Pessoas negras da Ucrânia denunciam que não conseguem fugir da guerra. A prioridade das Forças Armadas ucranianas é garantir que cidadãos brancos embarquem nos trens e ônibus. "Quando olho nos olhos dos que estão nos rejeitando, vejo racismo injetado; eles querem se salvar e estão perdendo sua humanidade no processo"
RACISMO NÃO
Imigrantes negros que vivem na Ucrânia estão denunciando a impossibilidade de fugir da guerra. Impedidos de embarcar nos trens para a Polônia, os africanos acusam as polícias e as Forças Armadas ucranianas de racismo. “A prioridade é que cidadãos brancos embarquem antes dos negros”, disse uma correspondente da BBC que está na fronteira.
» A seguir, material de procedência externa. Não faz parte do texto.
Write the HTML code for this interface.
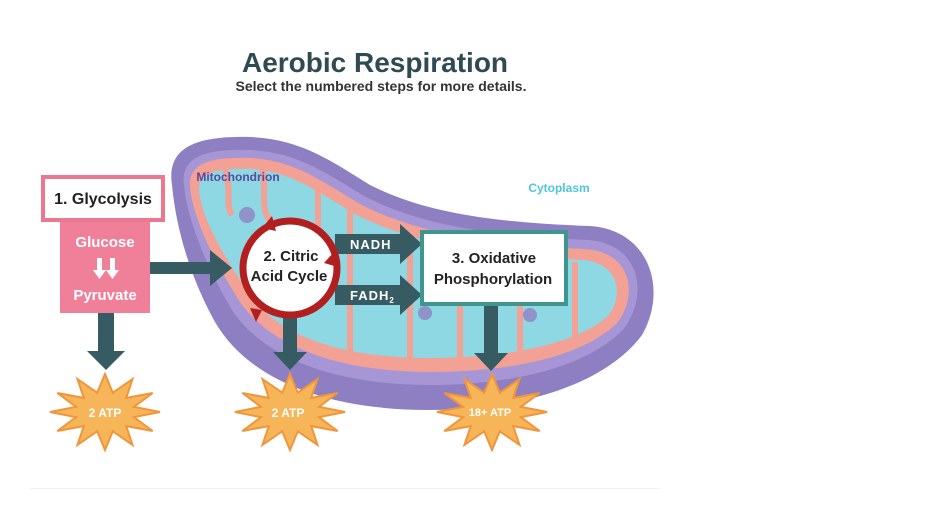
<!DOCTYPE html>
<html><head><meta charset="utf-8"><style>
html,body{margin:0;padding:0;background:#fff;}
svg{display:block;}
text{font-family:"Liberation Sans",sans-serif;}
</style></head><body>
<svg width="940" height="526" viewBox="0 0 940 526" xmlns="http://www.w3.org/2000/svg">
<defs>
<polygon id="star" points="55,0 29,5.2 47.6,19 21.2,14.1 27.5,32.9 7.8,19.3 0,38 -7.8,19.3 -27.5,32.9 -21.2,14.1 -47.6,19 -29,5.2 -55,0 -29,-5.2 -47.6,-19 -21.2,-14.1 -27.5,-32.9 -7.8,-19.3 0,-38 7.8,-19.3 27.5,-32.9 21.2,-14.1 47.6,-19 29,-5.2" fill="#f7b55a" stroke="#f0953a" stroke-width="2"/>
</defs>
<text x="375" y="72" text-anchor="middle" font-size="28" font-weight="bold" fill="#2f4a52">Aerobic Respiration</text>
<text x="381" y="91" text-anchor="middle" font-size="14" font-weight="bold" fill="#333">Select the numbered steps for more details.</text>

<!-- mitochondrion -->
<path d="M172,185 C166,145 200,136 250,137 C300,139 330,160 370,185 C420,210 480,222 590,226 C650,230 668,290 642,335 C605,385 520,410 430,410 C330,410 250,382 215,322 C190,277 176,228 172,185 Z" fill="#8e7fc2"/>
<path d="M184,186 C180,155 208,149 250,150 C296,152 325,172 364,196 C414,222 480,236 588,240 C640,244 648,292 626,326 C592,366 515,385 430,385 C338,385 265,360 232,310 C208,270 188,222 184,186 Z" fill="#a796d6"/>
<path d="M190,188 C188,162 212,157 250,158 C293,160 320,180 360,204 C410,230 478,245 586,249 C632,253 638,294 618,322 C585,356 512,372 430,372 C342,372 272,348 240,302 C217,266 194,222 190,188 Z" fill="#f3a095"/>
<path d="M199,190 C198,172 218,168 250,169 C290,171 315,190 355,214 C405,240 475,256 584,260 C620,264 624,296 608,316 C577,344 508,358 430,358 C346,358 280,338 250,295 C228,262 202,222 199,190 Z" fill="#8ed8e4"/>
<g stroke="#f3a095" stroke-width="6" fill="none">
<path d="M262,168 C268,190 258,210 272,222"/><path d="M318,188 L318,235"/><path d="M350,210 L350,355"/><path d="M410,238 L410,360"/><path d="M460,255 L460,362"/><path d="M520,262 L520,355"/><path d="M575,262 L575,340"/><path d="M225,170 C232,190 225,205 232,215"/>
</g>
<circle cx="247" cy="215" r="8" fill="#8f93c8"/>
<circle cx="425" cy="313" r="7" fill="#8f93c8"/>
<circle cx="530" cy="315" r="7" fill="#8f93c8"/>
<text x="238" y="181" text-anchor="middle" font-size="12" font-weight="bold" fill="#5a4a9e">Mitochondrion</text>
<text x="559" y="192" text-anchor="middle" font-size="12" font-weight="bold" fill="#4ec6dc">Cytoplasm</text>

<!-- glycolysis -->
<rect x="60" y="220" width="90" height="93" fill="#f0809a"/>
<rect x="43" y="177" width="120" height="43" fill="#fff" stroke="#eb7890" stroke-width="4"/>
<text x="103" y="204" text-anchor="middle" font-size="16" font-weight="bold" fill="#222">1. Glycolysis</text>
<text x="105" y="247" text-anchor="middle" font-size="15" font-weight="bold" fill="#fff">Glucose</text>
<path d="M97,258 h5 v12 h4 l-6.5,9 l-6.5,-9 h4 z M110,258 h5 v12 h4 l-6.5,9 l-6.5,-9 h4 z" fill="#fff"/>
<text x="105" y="300" text-anchor="middle" font-size="15" font-weight="bold" fill="#fff">Pyruvate</text>

<g fill="#365b62">
<path d="M150,262 h60 v-12 l22,18 l-22,18 v-12 h-60 z"/>
<path d="M98,313 h16 v38 h11 l-19,19 l-19,-19 h11 z"/>
<path d="M283,315 h14 v37 h10 l-17,18 l-17,-18 h10 z"/>
<path d="M484,305 h14 v48 h10 l-17,18 l-17,-18 h10 z"/>
<path d="M335,234 h65 v-10 l22,20 l-22,20 v-10 h-65 z"/>
<path d="M335,285 h65 v-10 l22,20 l-22,20 v-10 h-65 z"/>
</g>
<text x="350" y="249" font-size="13" font-weight="bold" fill="#fff" letter-spacing="1">NADH</text>
<text x="350" y="300" font-size="13" font-weight="bold" fill="#fff" letter-spacing="1">FADH<tspan font-size="8" dy="3">2</tspan></text>

<!-- citric -->
<circle cx="290" cy="268" r="47" fill="#fff" stroke="#b21f1f" stroke-width="7"/>
<g fill="#b21f1f">
<path d="M262,228 l10,-12 l4,15 z"/>
<path d="M334,252 l4,15 l-14,-4 z"/>
<path d="M262,310 l-6,12 l-6,-14 z"/>
</g>
<text x="291" y="261" text-anchor="middle" font-size="15" font-weight="bold" fill="#222">2. Citric</text>
<text x="289" y="281" text-anchor="middle" font-size="15" font-weight="bold" fill="#222">Acid Cycle</text>

<!-- oxidative -->
<rect x="422" y="232" width="144" height="72" fill="#fff" stroke="#3e968f" stroke-width="4"/>
<text x="494" y="263" text-anchor="middle" font-size="15" font-weight="bold" fill="#222">3. Oxidative</text>
<text x="493" y="284" text-anchor="middle" font-size="15" font-weight="bold" fill="#222">Phosphorylation</text>

<!-- stars -->
<use href="#star" transform="translate(105,412)"/>
<use href="#star" transform="translate(290,412)"/>
<use href="#star" transform="translate(492,412)"/>
<text x="105" y="417" text-anchor="middle" font-size="12" font-weight="bold" fill="#fff">2 ATP</text>
<text x="288" y="417" text-anchor="middle" font-size="12" font-weight="bold" fill="#fff">2 ATP</text>
<text x="490" y="416" text-anchor="middle" font-size="11" font-weight="bold" fill="#fff">18+ ATP</text>

<line x1="30" y1="488.5" x2="660" y2="488.5" stroke="#f0f0f0" stroke-width="1"/>
</svg>
</body></html>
A jornalista Stephanie Hegarty compartilhou um relato de uma estudante nigeriana que está na fronteira entre a Polônia e a Ucrânia: “Ela me disse que está esperando há 7 horas para atravessar. Ela conta que os guardas de fronteira estão parando os negros e mandando-os para o final da fila, dizendo que eles têm que deixar os ‘ucranianos’ passar primeiro”.
Outra jovem negra afirmou em suas redes que, nas estações de trem em Kiev, estavam sendo evacuadas “as crianças primeiro, as mulheres em segundo, os homens brancos em terceiro, então se sobrar algo pode ser ocupado por africanos”.
Vídeos da discriminação estão sendo compartilhados. Os poucos imigrantes negros que conseguiram embarcar nos trens foram presos na Polônia e não receberam solidariedade ou foram tratados como refugiados de guerra. Assim como a Ucrânia, a Polônia também é governada pela extrema-direita e as células neonazistas no país são bastante representativas.
“Vejam como eles ameaçam atirar na gente! A polícia e o Exército se recusaram a deixar os africanos atravessarem, só deixaram os ucranianos. Alguns dormiram aqui por dois dias nesse frio cortante, enquanto outros tiveram que voltar”, denunciou um outro imigrante negro.
Em resposta, governos como o da Nigéria divulgaram comunicados dizendo que foram informados de situações do tipo e condenaram o tratamento discriminatório. Um dos vídeos mostra uma mulher com um bebê de dois meses no colo, sentada no chão sob uma temperatura de 3 ºC, enquanto um homem não identificado afirma que ela não conseguiu passar pela fronteira, como outras mulheres com crianças.
Outra gravação, de um ativista britânico, mostra um grande número de jovens, todos negros, do lado de fora de um trem. “A face oculta dessa guerra é o racismo experimentado por muitos que estão fugindo.”
Em outro caso, a ministra das Relações Exteriores da Jamaica, Kamina Johnson-Smith, afirmou no Twitter que 24 estudantes jamaicanos estão sendo forçados a caminhar 20 km até a Polônia, após serem impedidos de embarcar em um ônibus que levava estudantes até a fronteira.
Após conseguir atravessar para a Romênia, uma estudante de medicina britânica negra conta, num vídeo, como foi recebida no setor de controle de passaportes na saída ucraniana. “Eram ucranianos primeiro, indianos depois, africanos por último. Tem tido muita segregação. É uma situação muito estressante.”
Brasileiros também relatam episódios de discriminação. O jogador de futsal Moreno Santiago contou, em um vídeo no Instagram, a saga que ele e outros dois amigos passaram para tentar embarcar em um trem em Kiev nesta segunda-feira (28).
No final, acabaram sendo empurrados para fora pelo maquinista, com palavras racistas. “Ele tinha aceitado nos levar, mas do nada nos colocou para fora. Ele empurrou o David para fora, o David se machucou. Ele não queria mais nos levar, quando viu que a gente é moreno, que tinha preto junto, ficou falando besteira, então não deu certo”, relatou.
Cidades sitiadas em toda a Ucrânia abrigam dezenas de milhares de estudantes africanos que estudam medicina, engenharia e assuntos militares. Marrocos, Nigéria e Egito estão entre os dez principais países com estudantes estrangeiros na Ucrânia, fornecendo juntos mais de 16 mil alunos, segundo o Ministério da Educação, citado pela agência Reuters. Milhares de estudantes indianos também estão tentando fugir.
Pai de três filhos, um nigeriano que vive na Ucrânia desde 2009 contou ao jornal The Independent que, no sábado, ele, familiares e outros imigrantes foram obrigados a desembarcar de um ônibus prestes a cruzar a fronteira. “Nenhum negro”, teriam dito militares. “Quando olho nos olhos dos que estão nos rejeitando, vejo racismo injetado; eles querem se salvar e estão perdendo sua humanidade no processo”, afirmou.